[Rows from a dataset]
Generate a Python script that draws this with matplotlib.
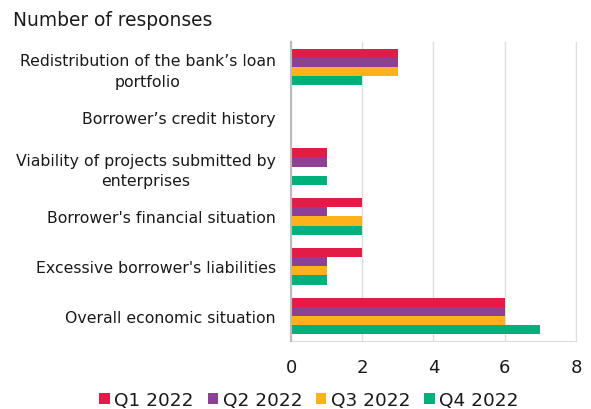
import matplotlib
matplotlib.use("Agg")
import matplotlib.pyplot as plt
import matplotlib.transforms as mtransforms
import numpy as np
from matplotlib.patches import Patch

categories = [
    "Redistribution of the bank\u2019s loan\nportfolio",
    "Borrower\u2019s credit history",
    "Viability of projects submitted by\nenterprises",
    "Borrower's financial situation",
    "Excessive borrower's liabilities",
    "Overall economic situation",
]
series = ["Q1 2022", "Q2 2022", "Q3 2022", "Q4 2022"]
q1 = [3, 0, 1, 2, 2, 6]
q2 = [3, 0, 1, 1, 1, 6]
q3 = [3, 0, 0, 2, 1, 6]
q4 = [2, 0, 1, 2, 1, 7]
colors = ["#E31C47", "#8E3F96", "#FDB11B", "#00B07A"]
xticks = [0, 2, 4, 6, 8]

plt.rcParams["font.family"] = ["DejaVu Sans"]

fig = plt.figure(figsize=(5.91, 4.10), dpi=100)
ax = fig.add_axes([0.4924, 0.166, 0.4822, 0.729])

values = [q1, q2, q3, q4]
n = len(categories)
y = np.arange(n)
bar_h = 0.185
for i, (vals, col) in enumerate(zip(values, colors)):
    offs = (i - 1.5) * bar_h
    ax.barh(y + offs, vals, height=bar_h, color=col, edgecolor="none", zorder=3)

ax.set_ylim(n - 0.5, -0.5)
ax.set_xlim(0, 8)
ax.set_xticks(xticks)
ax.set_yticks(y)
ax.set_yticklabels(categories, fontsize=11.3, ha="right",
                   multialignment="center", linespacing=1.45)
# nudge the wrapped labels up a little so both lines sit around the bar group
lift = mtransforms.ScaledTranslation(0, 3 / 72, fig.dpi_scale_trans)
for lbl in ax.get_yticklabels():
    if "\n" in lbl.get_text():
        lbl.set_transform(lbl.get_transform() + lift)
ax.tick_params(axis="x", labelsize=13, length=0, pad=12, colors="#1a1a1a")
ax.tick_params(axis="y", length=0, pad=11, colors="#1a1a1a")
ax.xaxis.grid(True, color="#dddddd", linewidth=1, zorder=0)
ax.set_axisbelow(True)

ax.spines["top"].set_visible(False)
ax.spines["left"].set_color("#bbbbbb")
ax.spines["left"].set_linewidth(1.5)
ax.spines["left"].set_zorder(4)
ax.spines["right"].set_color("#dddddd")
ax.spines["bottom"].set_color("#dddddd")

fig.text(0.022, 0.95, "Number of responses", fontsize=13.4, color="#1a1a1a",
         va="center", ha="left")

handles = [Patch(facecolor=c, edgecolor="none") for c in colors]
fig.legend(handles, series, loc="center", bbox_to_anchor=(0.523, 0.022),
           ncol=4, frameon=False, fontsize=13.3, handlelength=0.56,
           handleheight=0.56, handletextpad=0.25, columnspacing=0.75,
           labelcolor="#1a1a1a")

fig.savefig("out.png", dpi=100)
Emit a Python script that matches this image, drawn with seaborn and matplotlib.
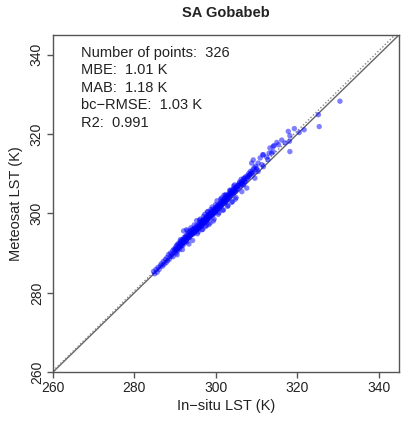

**WHAT YOU HAVE TO DO:**
Quote everything in the listing above exactly; pictures are the only thing to omit.

**EXERCISE ANSWER:**
Generate a Python script that draws this with matplotlib.
import matplotlib
matplotlib.use("Agg")
import matplotlib.pyplot as plt
import matplotlib.transforms as mtransforms
import numpy as np
from matplotlib.patches import Patch

categories = [
    "Redistribution of the bank\u2019s loan\nportfolio",
    "Borrower\u2019s credit history",
    "Viability of projects submitted by\nenterprises",
    "Borrower's financial situation",
    "Excessive borrower's liabilities",
    "Overall economic situation",
]
series = ["Q1 2022", "Q2 2022", "Q3 2022", "Q4 2022"]
q1 = [3, 0, 1, 2, 2, 6]
q2 = [3, 0, 1, 1, 1, 6]
q3 = [3, 0, 0, 2, 1, 6]
q4 = [2, 0, 1, 2, 1, 7]
colors = ["#E31C47", "#8E3F96", "#FDB11B", "#00B07A"]
xticks = [0, 2, 4, 6, 8]

plt.rcParams["font.family"] = ["DejaVu Sans"]

fig = plt.figure(figsize=(5.91, 4.10), dpi=100)
ax = fig.add_axes([0.4924, 0.166, 0.4822, 0.729])

values = [q1, q2, q3, q4]
n = len(categories)
y = np.arange(n)
bar_h = 0.185
for i, (vals, col) in enumerate(zip(values, colors)):
    offs = (i - 1.5) * bar_h
    ax.barh(y + offs, vals, height=bar_h, color=col, edgecolor="none", zorder=3)

ax.set_ylim(n - 0.5, -0.5)
ax.set_xlim(0, 8)
ax.set_xticks(xticks)
ax.set_yticks(y)
ax.set_yticklabels(categories, fontsize=11.3, ha="right",
                   multialignment="center", linespacing=1.45)
# nudge the wrapped labels up a little so both lines sit around the bar group
lift = mtransforms.ScaledTranslation(0, 3 / 72, fig.dpi_scale_trans)
for lbl in ax.get_yticklabels():
    if "\n" in lbl.get_text():
        lbl.set_transform(lbl.get_transform() + lift)
ax.tick_params(axis="x", labelsize=13, length=0, pad=12, colors="#1a1a1a")
ax.tick_params(axis="y", length=0, pad=11, colors="#1a1a1a")
ax.xaxis.grid(True, color="#dddddd", linewidth=1, zorder=0)
ax.set_axisbelow(True)

ax.spines["top"].set_visible(False)
ax.spines["left"].set_color("#bbbbbb")
ax.spines["left"].set_linewidth(1.5)
ax.spines["left"].set_zorder(4)
ax.spines["right"].set_color("#dddddd")
ax.spines["bottom"].set_color("#dddddd")

fig.text(0.022, 0.95, "Number of responses", fontsize=13.4, color="#1a1a1a",
         va="center", ha="left")

handles = [Patch(facecolor=c, edgecolor="none") for c in colors]
fig.legend(handles, series, loc="center", bbox_to_anchor=(0.523, 0.022),
           ncol=4, frameon=False, fontsize=13.3, handlelength=0.56,
           handleheight=0.56, handletextpad=0.25, columnspacing=0.75,
           labelcolor="#1a1a1a")

fig.savefig("out.png", dpi=100)
Emit a Python script that matches this image, drawn with seaborn and matplotlib.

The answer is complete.